Done - BBC4 on Weds, part of their horror season I think.

Kelvin Mack10zie said...

I don't know why we even bothered going to see him this time since I can't stand to listen to anything by him anymore and we were stuck in the middle of a row between a bunch of goobers.

d said...

@Mr Bozack im definitly stayin in for that, sound.

that sounds far worse, hope you got the ticket free or somethin.remember people always complained how rappers cant sustain a long-term career and be like the rolling stones?
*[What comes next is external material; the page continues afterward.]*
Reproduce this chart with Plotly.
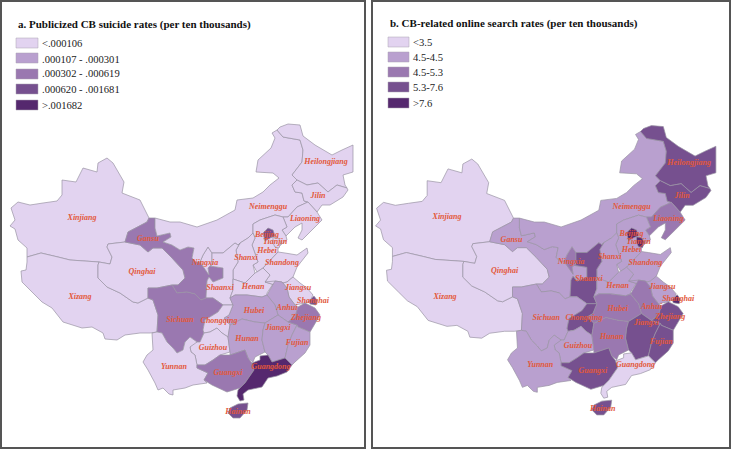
import plotly.graph_objects as go

W, H = 733, 450

# Province outlines, in map units
XINJIANG = [(107,158),(98,163),(97,172),(83,168),(76,182),(62,180),(62,195),(57,201),(43,203),(30,205),(18,202),(11,208),(15,220),(10,226),(15,229),(18,240),(27,248),(27,257),(41,253),(58,257),(70,260),(99,262),(110,264),(112,257),(107,247),(108,244),(125,242),(128,232),(147,222),(149,218),(140,200),(122,193),(124,182),(113,163)]
XIZANG = [(27,257),(41,253),(58,257),(70,260),(99,262),(98,265),(98,278),(107,287),(120,293),(133,302),(138,303),(148,298),(153,300),(158,315),(157,332),(150,333),(140,333),(125,335),(117,340),(105,339),(103,333),(92,327),(82,328),(63,322),(52,308),(42,302),(33,293),(22,282),(21,271),(26,270),(27,262)]
QINGHAI = [(99,262),(110,264),(112,257),(107,247),(108,244),(125,242),(140,245),(148,252),(153,248),(162,248),(172,258),(183,270),(185,278),(178,285),(172,285),(157,288),(148,288),(148,298),(138,303),(133,302),(120,293),(107,287),(98,278),(98,265)]
GANSU = [(125,242),(128,232),(147,222),(149,218),(155,218),(155,228),(157,236),(170,233),(171,237),(163,242),(172,245),(180,250),(188,247),(194,248),(192,258),(196,262),(200,262),(209,275),(208,268),(210,266),(223,268),(223,278),(213,282),(209,277),(207,281),(206,298),(201,300),(195,294),(187,292),(177,293),(172,285),(178,285),(185,278),(183,270),(172,258),(162,248),(153,248),(148,252),(140,245)]
NINGXIA = [(208,247),(203,255),(200,262),(209,275),(208,268),(210,266),(212,265),(212,253)]
NEIMENGGU = [(155,218),(170,222),(180,222),(197,227),(217,220),(235,210),(237,200),(253,198),(263,192),(270,185),(279,178),(273,173),(256,172),(258,160),(271,148),(275,138),(272,133),(277,130),(283,137),(300,140),(303,150),(302,162),(292,175),(297,180),(292,185),(295,192),(302,193),(304,201),(308,202),(297,207),(288,217),(283,217),(275,215),(260,220),(253,224),(253,233),(248,238),(240,243),(238,245),(235,243),(223,253),(212,253),(208,247),(203,255),(200,262),(196,262),(192,258),(194,248),(188,247),(180,250),(172,245),(163,242),(171,237),(170,233),(157,236),(155,228)]
HEILONGJIANG = [(277,130),(280,127),(288,124),(300,125),(303,136),(315,145),(332,155),(342,150),(353,145),(353,172),(343,175),(345,185),(347,188),(337,185),(328,192),(318,183),(307,185),(297,180),(292,175),(302,162),(303,150),(300,140),(283,137)]
JILIN = [(297,180),(307,185),(318,183),(328,192),(337,185),(347,188),(348,190),(343,197),(330,205),(322,205),(317,212),(308,202),(304,201),(302,193),(295,192),(292,185)]
LIAONING = [(308,202),(297,207),(288,217),(283,217),(287,227),(282,230),(286,236),(295,227),(302,223),(302,230),(298,238),(302,240),(312,230),(322,220),(317,212)]
HEBEI = [(253,233),(253,224),(260,220),(275,215),(283,217),(287,227),(282,230),(286,236),(287,240),(278,247),(278,252),(263,268),(257,272),(253,265),(258,262),(252,245),(255,238)]
BEIJING = [(268,228),(273,230),(275,236),(270,238),(265,241),(263,233)]
TIANJIN = [(273,237),(278,238),(281,242),(279,248),(275,247),(273,243)]
SHANXI = [(253,233),(248,238),(240,243),(236,250),(238,262),(233,270),(233,279),(245,283),(255,273),(253,265),(258,262),(252,245),(255,238)]
SHANDONG = [(278,252),(263,268),(270,275),(265,282),(275,285),(287,282),(293,277),(297,267),(308,253),(307,248),(297,255),(285,253)]
SHAANXI = [(212,253),(223,253),(235,243),(238,245),(240,243),(236,250),(238,262),(233,270),(233,279),(233,290),(230,298),(233,305),(223,305),(213,298),(206,298),(207,281),(209,277),(213,282),(223,278),(223,268),(210,266),(212,265)]
HENAN = [(233,279),(245,283),(255,273),(257,272),(263,268),(270,275),(265,282),(275,285),(275,281),(267,293),(267,295),(262,297),(247,295),(235,295),(230,298),(233,290)]
JIANGSU = [(265,282),(275,281),(282,282),(287,288),(289,297),(295,305),(305,303),(310,301),(313,295),(307,288),(300,283),(293,277),(287,282),(275,285)]
SHANGHAI = [(309,301),(314,296),(317,300),(316,305),(310,304)]
ANHUI = [(267,295),(275,281),(282,282),(287,288),(289,297),(295,305),(298,307),(295,317),(288,322),(278,315),(275,305)]
HUBEI = [(230,298),(235,295),(247,295),(262,297),(267,295),(275,305),(278,315),(265,323),(255,322),(242,319),(230,325),(224,318),(229,315),(233,305)]
SICHUAN = [(148,288),(157,288),(172,285),(177,293),(187,292),(195,294),(201,300),(206,298),(213,298),(223,305),(218,312),(205,320),(203,330),(204,333),(200,342),(197,342),(190,337),(185,342),(183,350),(177,353),(173,348),(167,342),(162,333),(157,332),(158,315),(153,300),(148,298)]
CHONGQING = [(205,320),(218,312),(223,305),(233,305),(229,315),(224,318),(230,325),(228,337),(222,333),(217,328),(210,332),(204,333),(203,330)]
GUIZHOU = [(190,347),(195,342),(200,342),(204,333),(210,332),(217,328),(222,333),(228,337),(230,352),(220,355),(213,360),(205,365),(197,365),(195,355),(191,352)]
YUNNAN = [(157,332),(162,333),(167,342),(173,348),(177,353),(183,350),(185,342),(190,337),(197,342),(190,347),(191,352),(195,355),(197,365),(197,368),(208,373),(204,380),(207,383),(193,385),(185,388),(173,390),(173,395),(169,394),(163,388),(158,390),(155,383),(148,370),(143,362),(147,355),(153,350),(152,333)]
HUNAN = [(230,325),(242,319),(255,322),(265,323),(263,330),(262,340),(265,352),(255,357),(253,362),(248,358),(245,350),(230,355),(230,352),(228,337)]
JIANGXI = [(263,330),(265,323),(278,315),(288,322),(297,325),(292,335),(288,345),(285,358),(272,362),(268,355),(265,352),(262,340)]
ZHEJIANG = [(295,317),(298,307),(305,303),(315,308),(320,315),(313,327),(310,332),(298,327),(297,325),(288,322)]
FUJIAN = [(297,325),(298,327),(310,332),(310,345),(305,353),(295,362),(292,365),(285,358),(288,345),(292,335)]
GUANGXI = [(197,368),(197,365),(205,365),(213,360),(220,355),(230,355),(245,350),(248,358),(252,363),(254,370),(245,383),(240,388),(227,392),(212,385),(204,380),(208,373)]
GUANGDONG = [(252,363),(260,360),(260,356),(268,355),(272,362),(285,358),(292,365),(287,372),(277,376),(268,378),(262,387),(248,390),(243,394),(244,400),(240,401),(237,396),(238,390),(245,383),(254,370)]
HAINAN = [(230,408),(238,404),(248,403),(247,410),(240,418),(233,418),(228,413)]

OUTLINES = [XINJIANG, XIZANG, QINGHAI, GANSU, NINGXIA, NEIMENGGU, HEILONGJIANG, JILIN, LIAONING, HEBEI, SHANXI, SHANDONG, SHAANXI, HENAN, JIANGSU, ANHUI, HUBEI, SICHUAN, CHONGQING, GUIZHOU, YUNNAN, HUNAN, JIANGXI, ZHEJIANG, FUJIAN, GUANGXI, GUANGDONG, HAINAN, BEIJING, TIANJIN, SHANGHAI]
# Rate class (0-4) of each outline above
CLASS_A = [0,0,0,2,0,0,0,0,0,0,0,0,0,0,0,1,1,2,0,0,0,1,1,2,1,2,4,3,3,0,3]
CLASS_B = [0,0,0,1,2,1,3,3,2,1,1,1,3,1,1,2,2,1,3,1,1,2,3,3,3,3,0,3,4,4,4]

COLORS = ["#E2D3F0", "#B9A0CF", "#9A78B0", "#76508F", "#55286E"]
TITLE_A = "a. Publicized CB suicide rates (per ten thousands)"
TITLE_B = "b. CB-related online search rates (per ten thousands)"
LEGEND_A = ["<.000106", ".000107 - .000301", ".000302 - .000619", ".000620 - .001681", ">.001682"]
LEGEND_B = ["<3.5", "4.5-4.5", "4.5-5.3", "5.3-7.6", ">7.6"]

LABELS = ["Xinjiang","Xizang","Qinghai","Gansu","Ningxia","Shaanxi","Sichuan","Chongqing","Guizhou","Yunnan","Guangxi","Guangdong","Hainan","Hunan","Hubei","Jiangxi","Anhui","Zhejiang","Fujian","Shanghai","Jiangsu","Shandong","Henan","Shanxi","Hebei","Tianjin","Beijing","Liaoning","Jilin","Heilongjiang","Neimenggu"]
LABEL_X = [82,80,142,148,205,220,180,219,213,174,228,271,238,247,254,278,287,306,297,313,298,282,253,246,267,275,267,305,318,326,268]
LABEL_Y = [218,297,272,239,263,288,320,321,348,367,373,367,412,339,311,328,308,318,343,301,288,263,287,258,251,242,235,219,196,162,207]
LABEL_X_B = [82,80,140,147,207,225,182,220,214,176,229,272,239,248,254,283,288,307,298,315,299,282,254,246,268,275,268,305,319,326,268]
LABEL_Y_B = [217,298,272,240,263,280,320,320,348,367,373,367,412,339,310,325,308,318,344,300,288,264,287,258,250,242,234,219,196,162,207]

fig = go.Figure()
for cls, ax, ay in ((CLASS_A, "x", "y"), (CLASS_B, "x2", "y2")):
    for poly, c in zip(OUTLINES, cls):
        fig.add_trace(go.Scatter(
            x=[p[0] for p in poly] + [poly[0][0]], y=[p[1] for p in poly] + [poly[0][1]],
            mode="lines", fill="toself", fillcolor=COLORS[c],
            line=dict(color="#9A93A3", width=0.7, simplify=False), xaxis=ax, yaxis=ay,
            showlegend=False, hoverinfo="skip"))
LABEL_FONT = dict(family="Liberation Serif", size=8, color="#E2583A", style="italic", weight="bold")
fig.add_trace(go.Scatter(x=LABEL_X, y=LABEL_Y, text=LABELS, mode="text", textposition="middle center",
                         textfont=LABEL_FONT, xaxis="x", yaxis="y", showlegend=False, hoverinfo="skip"))
fig.add_trace(go.Scatter(x=LABEL_X_B, y=LABEL_Y_B, text=LABELS, mode="text", textposition="middle center",
                         textfont=LABEL_FONT, xaxis="x2", yaxis="y2", showlegend=False, hoverinfo="skip"))

def px(x): return x / W
def py(y): return 1 - y / H

shapes, annotations = [], []
def panel_text(title, tx, ty, tsize, entries, x0, x1, y0s, hgt, lx, lys, lsize):
    annotations.append(dict(text=f"<b>{title}</b>", x=px(tx), y=py(ty), xref="paper", yref="paper",
                            xanchor="left", yanchor="middle", showarrow=False,
                            font=dict(family="Liberation Serif", size=tsize, color="#111")))
    for i, e in enumerate(entries):
        shapes.append(dict(type="rect", xref="paper", yref="paper", x0=px(x0), x1=px(x1),
                           y0=py(y0s[i]), y1=py(y0s[i] + hgt), fillcolor=COLORS[i],
                           line=dict(color="#A9A3B0", width=0.5)))
        annotations.append(dict(text=e.replace("<", "&lt;"), x=px(lx), y=py(lys[i]), xref="paper", yref="paper",
                                xanchor="left", yanchor="middle", showarrow=False,
                                font=dict(family="Liberation Serif", size=lsize, color="#222")))

panel_text(TITLE_A, 16, 24, 11, LEGEND_A, 16, 38, [38,53,69,84,100], 10, 40, [43,59,74,90,106], 10.6)
panel_text(TITLE_B, 388, 23, 11, LEGEND_B, 388, 409, [37,52,67,82,98], 10, 411, [42,57,72,87,103], 10.6)

def axis(domain, rng, anchor):
    return dict(domain=domain, range=rng, anchor=anchor, showgrid=False, zeroline=False, showticklabels=False,
                ticks="", showline=True, mirror=True, linecolor="#555555", linewidth=2, fixedrange=True)

fig.update_layout(
    width=W, height=H, margin=dict(l=0, r=0, t=0, b=0), paper_bgcolor="white", plot_bgcolor="white",
    showlegend=False, shapes=shapes, annotations=annotations,
    xaxis=axis([2/W, 364/W], [2, 364], "y"),
    yaxis=axis([3/H, 448/H], [447, 2], "x"),
    xaxis2=axis([373/W, 729/W], [7.4, 366.2], "y2"),
    yaxis2=axis([3/H, 448/H], [450.6, -1.6], "x2"),
)
fig.write_html("out.html", config={"displayModeBar": False}, post_script="document.body.style.margin='0';document.documentElement.style.overflow='hidden';")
THIS is what happens. at least LL had the decency to stop being relevant.

Kelvin Mack10zie said...

Speaking of the BBC horror seasons, any of you gents watch the last part of History Of Horror with Mark Gatiss last night? Good interviews with Romero, Hooper, Carpenter, and he paid homage to Psycho, Rosemary's Baby, The Exorcist, The Omen and Cronenberg, but I was disappointed there was mention of Carrie or any of Argento's flicks.

Kelvin Mack10zie said...

The less said about the Jay-Z show, the better.

James said...

Never seen The Fury but that scene is bonkers.

Watched the 1st 2 parts of the BBC documentary, gonna catch the 3rd on the iplayer later.

Mr Bozack said...

Yeh saw that last night, good stuff. Those "zombie walks" were pretty amusing.

Kelvin Mack10zie said...

"They're too fast! It's not 28 Days Later!"